Universities and the war on terror

What responsibilities do universities have in fighting the war on terror? Most professors have not even thought to ask the question.

The arrest of an Egyptian chemistry Ph.D. who studied at universities in Leeds in Great Britain and North Carolina in connection with the July 7 bombings highlights the potential vulnerability of academic institutions to wannabe terrorist organizers.

Five factors make universities especially vulnerable both to direct attack and to being used as a cover.
Academic Freedom. A relaxed tolerance of diversity of opinion, even extremist rhetoric, provides an excellent arena for those seeking to quietly turn impressionable young minds in classrooms, in campus meetings or in student societies.

What might be termed odd behavior in the “real world” is excused in academia as eccentric and benign.

Open Campuses. Urban universities that coexist with neighboring communities attract hangers-on, both individuals and institutions.

Unaffiliated language schools, religious centres and “institutes” seek to boost their appeal by living in the university’s shadow. Young people, not enrolled as students, often working in bookstores and bars, pushing propaganda or drugs, blend easily into the environment.

Population Churn. At larger, second-tier institutions, there is a constant turnover of students and increasing use of part-time and visiting faculty, often from overseas. People rarely know everyone in their department and supervision is often slack. A graduate student who keeps himself to himself can easily go unbothered.

Globalization. Academia is now a global business with more students and faculty than ever before crossing borders to teach or study, conduct research or attend conferences.
Second-tier universities have been known to relax their admissions criteria when they can charge higher fees to foreign students.
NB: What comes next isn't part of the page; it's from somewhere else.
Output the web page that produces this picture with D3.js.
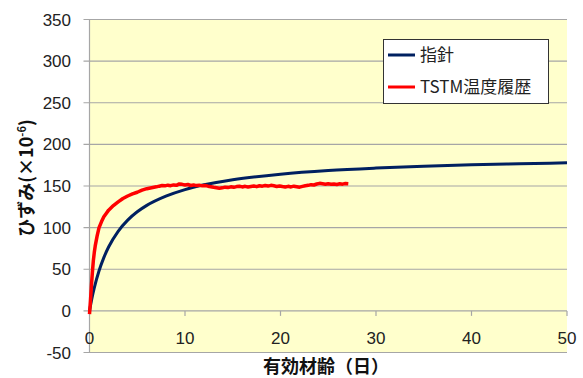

Resource Access. Graduate students and faculty working in laboratories often have unreasonably easy access to dangerous substances that are not always properly inventoried. Access control procedures should be tightened with fingerprint or iris recognition systems used in critical areas.

Security plans at universities have understandably focused on the safety of individual students and, in some cases, protection against theft of intellectual property. Plans typically emphasize response rather than prevention and rarely address terrorist attacks or undercover terrorist activity.

Security plans need to be reviewed by university governing boards. In an era of reputation risk management, no university trustee or alumnus wants the publicity received by the University of South Florida for the vitriolic rhetoric of a now dismissed Palestinian professor. Or that sadly received by the London School of Economics which graduated the killer of Wall Street Journal reporter Daniel Pearl.

Here are five recommendations:

Set standards for campus discourse. University leaders must show courage and confront professors -- tenured or not -- who preach hate, usually on subjects unrelated to those about which they are being paid to teach. They may self-destruct in their pursuit of personal notoriety but that does not mean that they should not be fired first.
Student groups that endorse terrorism or use university facilities to link to Web sites that do should also be disciplined. A healthy university is a cauldron of ideas but not all ideas are grounded in intellectual decency.

Behavior pattern recognition. Enlist the police to educate the university community, including campus security staff, about the early warning signs of terrorists-in-the-making in the same way we teach about spotting drug and alcohol abuse. Offer a confidential reporting procedure.

Recruitment screening. Share information with the authorities on prospective student admits and staff hires so they can be checked against international watch lists. To avoid embarrassment, do not extend invitations until individuals have been cleared. This may be controversial but universities and international foundations that fund visiting scholar programs must do more than review academic references. Otherwise, as in Colorado, state legislation may require them to do so.
Student performance. Conduct exit interviews with undergraduate and graduate students who drop out. And if a student’s grades drop unexpectedly, seek to understand why.

Research funding. Do what universities do best: encourage deep thinking, serious discourse and rigorous research on the causes of and responses to terrorism. The U.S. Department of Homeland Security has funded several terrorism research centres at major universities. More needs to be done.

In implementing these common sense measures, there must be no witch hunts, no unreasonable curtailing of academic freedom and no reduction in the global exchange of ideas.

Academics who oppose their countries’ policies are not to be branded as unpatriotic. Educational and cultural exchanges with the Muslim world must be expanded, not curtailed, not to win hearts and minds but to develop a shared understanding.

But no university can be an ivory tower in the war on terror. We know that many suicide bombers are well-educated. Civic duty demands that professors and administrators be vigilant and be prepared to do their fair share for the greater good.

John Quelch is senior associate dean of Harvard Business School.